Asahi Kasei has begun licensing of technology for the design and manufacture of lithium-ion capacitors (LiCs) based on its proprietary lithium pre-doping technology.
The novel proprietary doping method enables LiCs to be manufactured at lower cost with generally available materials and equipment which are used for manufacturing lithium-ion batteries (LiBs), while enabling the design and manufacture of LiCs with increased capacity and improved input/output performance.
The licensing includes not only Asahi Kasei’s intellectual property related to LiC technology, but also technical expertise such as cell design and manufacturing with pilot equipment. By licensing its technology, Asahi Kasei expects to support licensees around the world to significantly reduce LiC development times and achieve low-cost LiC manufacture utilizing existing equipment.
Demand for energy storage devices is forecasted to continue rising due to the spread of electric mobility and increased use of renewable energy. The LiC is a next-generation energy storage device that uses the same material as an electric double layer capacitor (EDLC) for the cathode and the same material used as an LiB for the anode. As LiCs have higher input/output characteristics than LiBs, they are suited to fields where instantaneous power is needed, and can be quickly recharged. Also featuring long cycle life and high safety, LiCs are expected to be used in mobility applications such as electric trams and buses which charge at each stop instead of using power from overhead lines.
In the growing field of energy storage systems (ESS) for renewable energy such as solar and wind, it is possible to extend the service life of LiBs by using LiCs in conjunction to reduce the LiB charge/discharge load. This is expected to reduce both running costs and environmental impact through less frequent replacement of LiBs, generating less waste.
The conventional LiC manufacturing process requires expensive materials for pre-doping, such as perforated foil and lithium metal foil.
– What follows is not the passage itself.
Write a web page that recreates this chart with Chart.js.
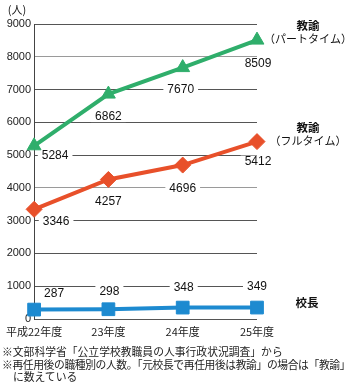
<!DOCTYPE html>
<html lang="ja">
<head>
<meta charset="utf-8">
<script src="https://cdn.jsdelivr.net/npm/chart.js@4/dist/chart.umd.min.js"></script>
<style>
  html, body { margin: 0; padding: 0; background: #fff; }
  #wrap { position: relative; width: 350px; height: 390px; }
  #notes {
    position: absolute; left: 2px; top: 345px; width: 348px;
    font-family: "Noto Sans CJK JP", sans-serif; font-size: 10.8px;
    line-height: 12.5px; color: #222; white-space: nowrap;
  }
  #notes .tight { letter-spacing: -0.4px; }
  #notes .indent { padding-left: 11px; }
</style>
</head>
<body>
<div id="wrap">
  <canvas id="c" width="350" height="390"></canvas>
  <div id="notes">
    <div>※文部科学省「公立学校教職員の人事行政状況調査」から</div>
    <div class="tight">※再任用後の職種別の人数。「元校長で再任用後は教諭」の場合は「教諭」</div>
    <div class="indent">に数えている</div>
  </div>
</div>
<script>
// 年度
const years = ['平成22年度', '23年度', '24年度', '25年度'];
// 教諭（パートタイム）
const partTime = [5284, 6862, 7670, 8509];
// 教諭（フルタイム）
const fullTime = [3346, 4257, 4696, 5412];
// 校長
const principals = [287, 298, 348, 349];
// 縦軸の目盛り
const yTicks = [0, 1000, 2000, 3000, 4000, 5000, 6000, 7000, 8000, 9000];

const LATIN = '"Liberation Sans", Arial, "Noto Sans CJK JP", sans-serif';
const CJK = '"Noto Sans CJK JP", "Liberation Sans", sans-serif';

const GREEN = '#2fae6b';
const ORANGE = '#e8502a';
const BLUE = '#1d8ad0';

// 値ラベルの位置（点からのずれ）と系列名
const labelStyle = [
  { dx: [21, 0, -2, 1], dy: [9, 22, 22, 23], name: ['教諭', '（パートタイム）'] },
  { dx: [22, 0, 0, 1], dy: [12, 22, 23, 20], name: ['教諭', '（フルタイム）'] },
  { dx: [20, 1, 1, 0], dy: [-16, -18, -20, -21], name: ['校長'] }
];

const valueLabels = {
  id: 'valueLabels',
  beforeDatasetsDraw(chart) {
    const ctx = chart.ctx;
    ctx.save();
    ctx.font = '12px ' + LATIN;
    ctx.textAlign = 'center';
    ctx.textBaseline = 'middle';
    chart.data.datasets.forEach((ds, i) => {
      const meta = chart.getDatasetMeta(i);
      const st = labelStyle[i];
      meta.data.forEach((pt, j) => {
        const text = String(ds.data[j]);
        const x = pt.x + st.dx[j];
        const y = pt.y + st.dy[j];
        const w = ctx.measureText(text).width + 8;
        ctx.fillStyle = '#fff';
        ctx.fillRect(x - w / 2, y - 6, w, 12);
        ctx.fillStyle = '#111';
        ctx.fillText(text, x, y + 0.5);
      });
    });
    ctx.restore();
  },
  afterDraw(chart) {
    const ctx = chart.ctx;
    const area = chart.chartArea;
    ctx.save();
    ctx.textAlign = 'center';
    ctx.textBaseline = 'middle';
    ctx.fillStyle = '#111';
    chart.data.datasets.forEach((ds, i) => {
      const meta = chart.getDatasetMeta(i);
      const last = meta.data[meta.data.length - 1];
      const cx = area.right + 51;
      const name = labelStyle[i].name;
      if (name.length === 2) {
        ctx.font = 'bold 11.5px ' + CJK;
        ctx.fillText(name[0], cx, last.y - 14);
        ctx.font = '11px ' + CJK;
        ctx.fillText(name[1], cx, last.y - 1);
      } else {
        ctx.font = 'bold 11.5px ' + CJK;
        ctx.fillText(name[0], area.right + 50, last.y - 5);
      }
    });
    // 単位
    ctx.font = '11px ' + CJK;
    ctx.fillText('(人)', 17, 10);
    ctx.restore();
  }
};

const lineSet = (data, color, style, radius) => ({
  data,
  borderColor: color,
  backgroundColor: color,
  borderWidth: 4,
  pointStyle: style,
  pointRadius: radius,
  pointHoverRadius: radius,
  pointBorderWidth: 1,
  pointBorderColor: color,
  pointBackgroundColor: color,
  tension: 0,
  clip: false
});

new Chart(document.getElementById('c'), {
  type: 'line',
  data: {
    labels: years,
    datasets: [
      lineSet(partTime, GREEN, 'triangle', 8),
      lineSet(fullTime, ORANGE, 'rectRot', 8),
      lineSet(principals, BLUE, 'rect', 9)
    ]
  },
  options: {
    responsive: false,
    animation: false,
    events: [],
    layout: { padding: { top: 24, right: 93, left: 0, bottom: 0 } },
    plugins: { legend: { display: false }, tooltip: { enabled: false } },
    scales: {
      x: {
        offset: false,
        grid: { display: false, drawTicks: false },
        border: { display: false },
        ticks: {
          font: { family: CJK, size: 11 },
          color: '#222',
          padding: 6,
          maxRotation: 0,
          autoSkip: false
        },
        afterFit(s) { s.height = 71; }
      },
      y: {
        min: yTicks[0],
        max: yTicks[yTicks.length - 1],
        afterBuildTicks(s) { s.ticks = yTicks.map(v => ({ value: v })); },
        ticks: {
          font: { family: LATIN, size: 11 },
          color: '#222',
          padding: 3,
          callback: v => String(v)
        },
        grid: {
          drawTicks: false,
          lineWidth: 1,
          color: c => (c.tick && (c.tick.value === 8000 || c.tick.value === 4000)) ? '#9a9a9a' : '#555'
        },
        border: { display: true, color: '#444', width: 1 },
        afterFit(s) { s.width = 30; }
      }
    }
  },
  plugins: [valueLabels]
});
</script>
</body>
</html>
Furthermore, as lithium metal is highly reactive and hazardous, additional costs are incurred to maintain a safe working environment.
Asahi Kasei developed a low-cost pre-doping method using inexpensive lithium carbonate as the source of lithium ions, eliminating the need for expensive materials such as perforated foil and lithium metal foil. With this novel doping method, lithium carbonate is included in the cathode and pre-doping is performed at initial charging, when nearly all of the lithium carbonate decomposes and lithium ions transfer to the anode. This not only allows the manufacture of LiCs using materials and equipment similar to those used in the manufacture of LiBs, but also enables capacity and input/output performance to be raised by a factor of 1.3 or more (compared to Asahi Kasei’s conventional LiCs).
Asahi Kasei has already licensed this technology, and will continue offering it to other licensees in order to support further adoption and application development of the LiC as a next-generation energy storage device which contributes to the world’s sustainability.